Leon Draisaitl – C | Prince Albert Raiders (WHL)

Canucks fans may not like Draistaitl’s six degrees of separation connection with Mark Messier, but the big center could be the long-term building block up the middle that the team is looking for. He is a pass-first center who has one of the most polished two-way games among the 2014 prospects. Although he only had 24 PIM last year, Draisaitl is not a soft player. He is hard to knock off the puck and uses his 6-1, 210 pound frame very effectively to make plays and shield off opposing defenders.

His 105 points placed him fourth in the WHL scoring race (in a tie with Sam Reinhart). He isn’t as big as Los Angeles superstar center Anze Kopitar, but there are many similarities to their games.

Sam Bennett – C | Kingston Frontenacs (OHL)

A lot was made of Bennett’s inability to do a single pull-up at the recent NHL combine (pull-ups were added to the series of tests this year), but the argument could be made that the fact he couldn’t do a pull-up makes his play to date even more impressive. Think how good Bennett will be once he adds some muscle and strength to his lanky frame.

The 6-0, 181 pound center had 36 goals in 57 games this past season. Some scouts are projecting him to go 1st overall at the draft. His game is similar to Reinhart’s – skill, speed, and hockey sense. Sometimes well-rounded players don’t get as much hype as it is harder to pinpoint a specific element of their game that makes them stand out. It takes a few viewings to really appreciate what Bennett brings to the ice.
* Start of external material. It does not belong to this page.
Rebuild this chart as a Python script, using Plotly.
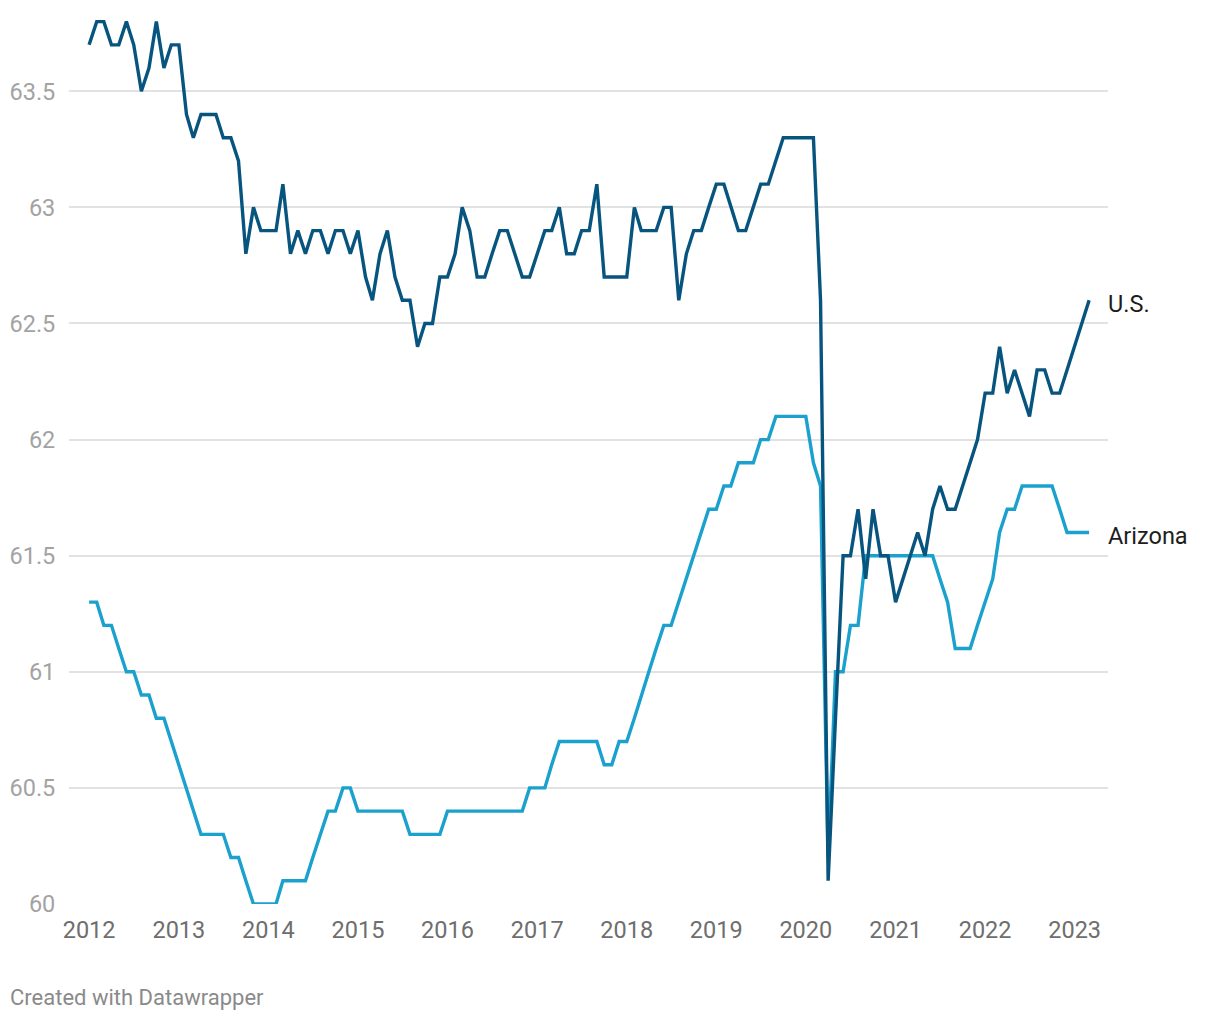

There is a lot of talent available at the 2014 NHL Draft, as evidenced by the players listed above. The Canucks may not have to go far to find the player they want – both the WHL and OHL boast a number of impressive young players that have franchise cornerstone upside. Depending on who is taken before Jim Benning and the Canucks come to the podium, the argument could be made for any of the above players. Trading for Reinhart may make the most sense if the Canucks don’t have to overpay, but he may not even be viewed as the top prospect available by the organization.

One thing is for sure – the pressure is to make this draft count.